### SOURCE MATERIAL
━━━━━━━━━━━━━━━━━━━━━━━━━━━━━━

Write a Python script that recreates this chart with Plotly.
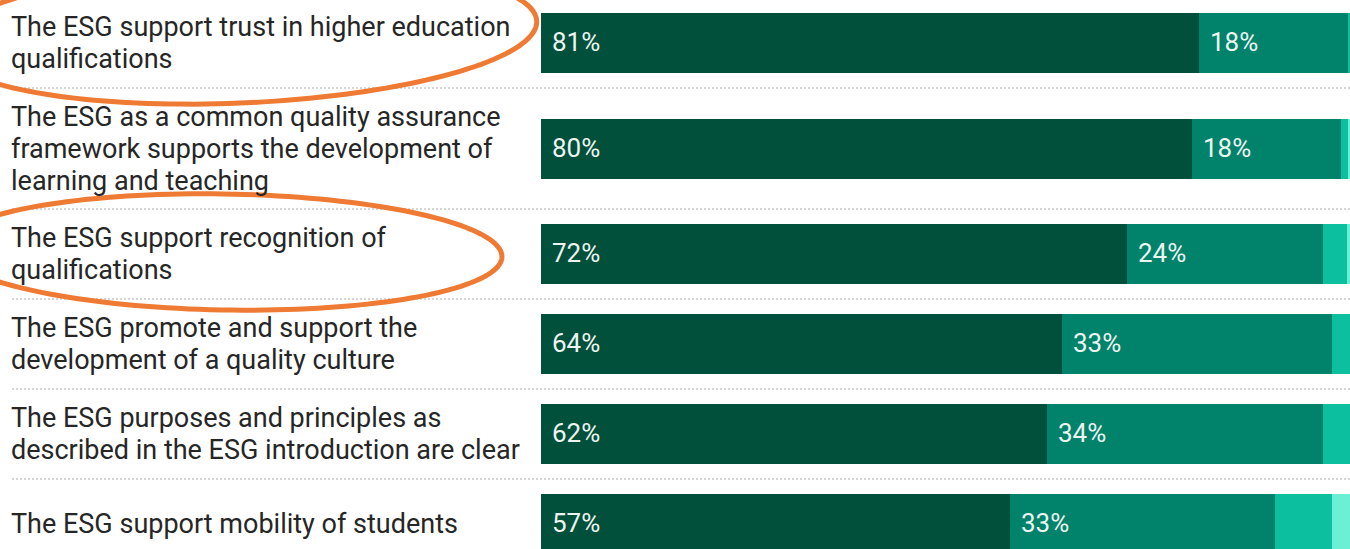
import numpy as np
import plotly.graph_objects as go

# ---- data ----
statements = [
    "The ESG support trust in higher education<br>qualifications",
    "The ESG as a common quality assurance<br>framework supports the development of<br>learning and teaching",
    "The ESG support recognition of<br>qualifications",
    "The ESG promote and support the<br>development of a quality culture",
    "The ESG purposes and principles as<br>described in the ESG introduction are clear",
    "The ESG support mobility of students",
]
series_names = ["Strongly agree", "Agree", "Disagree", "Strongly disagree"]
strongly_agree = [80.8, 80.0, 72.0, 64.0, 62.2, 57.6]
agree = [18.3, 18.3, 24.1, 33.2, 33.9, 32.6]
disagree = [0.9, 0.8, 2.9, 2.8, 3.9, 7.0]
strongly_disagree = [0.0, 0.9, 1.0, 0.0, 0.0, 2.8]
label_values = [[81, 80, 72, 64, 62, 57], [18, 18, 24, 33, 34, 33]]

colors = ["#00503b", "#00826b", "#0cbf9f", "#6cf0d5"]
series = [strongly_agree, agree, disagree, strongly_disagree]

W, H = 1350, 549
LEFT = 541
PX_PER_PCT = 8.14
OFFSET = 2  # first row starts slightly above the picture
LINE_GAP = 32

# row heights grow with the number of label lines
lines = [s.split("<br>") for s in statements]
heights = [90 + 31 * max(0, len(n) - 2) for n in lines]
tops = np.concatenate([[0], np.cumsum(heights)])
centers = [(tops[i] + tops[i + 1]) / 2 for i in range(len(heights))]

fig = go.Figure()
for name, vals, col in zip(series_names, series, colors):
    fig.add_trace(go.Bar(
        y=centers, x=vals, name=name, orientation="h",
        marker=dict(color=col, line=dict(width=0)),
        width=60, hoverinfo="skip",
    ))

annotations = []
for i, parts in enumerate(lines):
    n = len(parts)
    for k, txt in enumerate(parts):
        annotations.append(dict(
            x=12 / W, xref="paper", xshift=-3,
            y=centers[i] + (k - (n - 1) / 2) * LINE_GAP, yref="y",
            text=txt, showarrow=False, xanchor="left", yanchor="middle", align="left",
            font=dict(family="Roboto", size=27, color="#262626"),
        ))
# value labels for first two segments
for k in range(2):
    for i in range(len(statements)):
        start = sum(series[j][i] for j in range(k))
        annotations.append(dict(
            x=start, xref="x", y=centers[i], yref="y",
            text=f"{label_values[k][i]}%", showarrow=False,
            xanchor="left", yanchor="middle", xshift=9, yshift=1,
            font=dict(family="Roboto", size=26, color="#eef5f1"),
        ))

shapes = []
for b in tops[1:-1]:
    shapes.append(dict(
        type="line", xref="paper", yref="y", x0=12 / W, x1=1, y0=b, y1=b,
        line=dict(color="#c9c9c9", width=1.5, dash="2px,2px"), layer="below",
    ))


def ellipse_path(cx, cy, a, b, ang_deg):
    t = np.linspace(0, 2 * np.pi, 160)
    th = np.deg2rad(ang_deg)
    xs = cx + a * np.cos(t) * np.cos(th) + b * np.sin(t) * np.sin(th)
    ys = cy - a * np.cos(t) * np.sin(th) + b * np.sin(t) * np.cos(th)
    pts = [f"{x / W:.5f},{1 - y / H:.5f}" for x, y in zip(xs, ys)]
    return "M " + " L ".join(pts) + " Z"


for (cx, cy, a, b, ang) in [(240, 34, 297, 69, 2.5), (225, 252, 277, 58, -1)]:
    shapes.append(dict(
        type="path", xref="paper", yref="paper", path=ellipse_path(cx, cy, a, b, ang),
        line=dict(color="#ef7a33", width=5), fillcolor="rgba(0,0,0,0)", layer="above",
    ))

fig.update_layout(
    width=W, height=H, barmode="stack", showlegend=False,
    margin=dict(l=0, r=0, t=0, b=0),
    paper_bgcolor="white", plot_bgcolor="white",
    xaxis=dict(domain=[LEFT / W, 1], range=[0, (W - LEFT) / PX_PER_PCT],
               visible=False, fixedrange=True),
    yaxis=dict(domain=[0, 1], range=[H + OFFSET, OFFSET], visible=False, fixedrange=True),
    annotations=annotations, shapes=shapes,
)

fig.write_html("out.html", config={"displayModeBar": False},
               post_script="document.body.style.margin='0px';document.body.style.overflow='hidden';")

━━━━━━━━━━━━━━━━━━━━━━━━━━━━━━

### PROBLEM DESCRIPTION
Repeat the listing in full and exactly. Do not include any images.

### IN RESPONSE
Write a Python script that recreates this chart with Plotly.
import numpy as np
import plotly.graph_objects as go

# ---- data ----
statements = [
    "The ESG support trust in higher education<br>qualifications",
    "The ESG as a common quality assurance<br>framework supports the development of<br>learning and teaching",
    "The ESG support recognition of<br>qualifications",
    "The ESG promote and support the<br>development of a quality culture",
    "The ESG purposes and principles as<br>described in the ESG introduction are clear",
    "The ESG support mobility of students",
]
series_names = ["Strongly agree", "Agree", "Disagree", "Strongly disagree"]
strongly_agree = [80.8, 80.0, 72.0, 64.0, 62.2, 57.6]
agree = [18.3, 18.3, 24.1, 33.2, 33.9, 32.6]
disagree = [0.9, 0.8, 2.9, 2.8, 3.9, 7.0]
strongly_disagree = [0.0, 0.9, 1.0, 0.0, 0.0, 2.8]
label_values = [[81, 80, 72, 64, 62, 57], [18, 18, 24, 33, 34, 33]]

colors = ["#00503b", "#00826b", "#0cbf9f", "#6cf0d5"]
series = [strongly_agree, agree, disagree, strongly_disagree]

W, H = 1350, 549
LEFT = 541
PX_PER_PCT = 8.14
OFFSET = 2  # first row starts slightly above the picture
LINE_GAP = 32

# row heights grow with the number of label lines
lines = [s.split("<br>") for s in statements]
heights = [90 + 31 * max(0, len(n) - 2) for n in lines]
tops = np.concatenate([[0], np.cumsum(heights)])
centers = [(tops[i] + tops[i + 1]) / 2 for i in range(len(heights))]

fig = go.Figure()
for name, vals, col in zip(series_names, series, colors):
    fig.add_trace(go.Bar(
        y=centers, x=vals, name=name, orientation="h",
        marker=dict(color=col, line=dict(width=0)),
        width=60, hoverinfo="skip",
    ))

annotations = []
for i, parts in enumerate(lines):
    n = len(parts)
    for k, txt in enumerate(parts):
        annotations.append(dict(
            x=12 / W, xref="paper", xshift=-3,
            y=centers[i] + (k - (n - 1) / 2) * LINE_GAP, yref="y",
            text=txt, showarrow=False, xanchor="left", yanchor="middle", align="left",
            font=dict(family="Roboto", size=27, color="#262626"),
        ))
# value labels for first two segments
for k in range(2):
    for i in range(len(statements)):
        start = sum(series[j][i] for j in range(k))
        annotations.append(dict(
            x=start, xref="x", y=centers[i], yref="y",
            text=f"{label_values[k][i]}%", showarrow=False,
            xanchor="left", yanchor="middle", xshift=9, yshift=1,
            font=dict(family="Roboto", size=26, color="#eef5f1"),
        ))

shapes = []
for b in tops[1:-1]:
    shapes.append(dict(
        type="line", xref="paper", yref="y", x0=12 / W, x1=1, y0=b, y1=b,
        line=dict(color="#c9c9c9", width=1.5, dash="2px,2px"), layer="below",
    ))


def ellipse_path(cx, cy, a, b, ang_deg):
    t = np.linspace(0, 2 * np.pi, 160)
    th = np.deg2rad(ang_deg)
    xs = cx + a * np.cos(t) * np.cos(th) + b * np.sin(t) * np.sin(th)
    ys = cy - a * np.cos(t) * np.sin(th) + b * np.sin(t) * np.cos(th)
    pts = [f"{x / W:.5f},{1 - y / H:.5f}" for x, y in zip(xs, ys)]
    return "M " + " L ".join(pts) + " Z"


for (cx, cy, a, b, ang) in [(240, 34, 297, 69, 2.5), (225, 252, 277, 58, -1)]:
    shapes.append(dict(
        type="path", xref="paper", yref="paper", path=ellipse_path(cx, cy, a, b, ang),
        line=dict(color="#ef7a33", width=5), fillcolor="rgba(0,0,0,0)", layer="above",
    ))

fig.update_layout(
    width=W, height=H, barmode="stack", showlegend=False,
    margin=dict(l=0, r=0, t=0, b=0),
    paper_bgcolor="white", plot_bgcolor="white",
    xaxis=dict(domain=[LEFT / W, 1], range=[0, (W - LEFT) / PX_PER_PCT],
               visible=False, fixedrange=True),
    yaxis=dict(domain=[0, 1], range=[H + OFFSET, OFFSET], visible=False, fixedrange=True),
    annotations=annotations, shapes=shapes,
)

fig.write_html("out.html", config={"displayModeBar": False},
               post_script="document.body.style.margin='0px';document.body.style.overflow='hidden';")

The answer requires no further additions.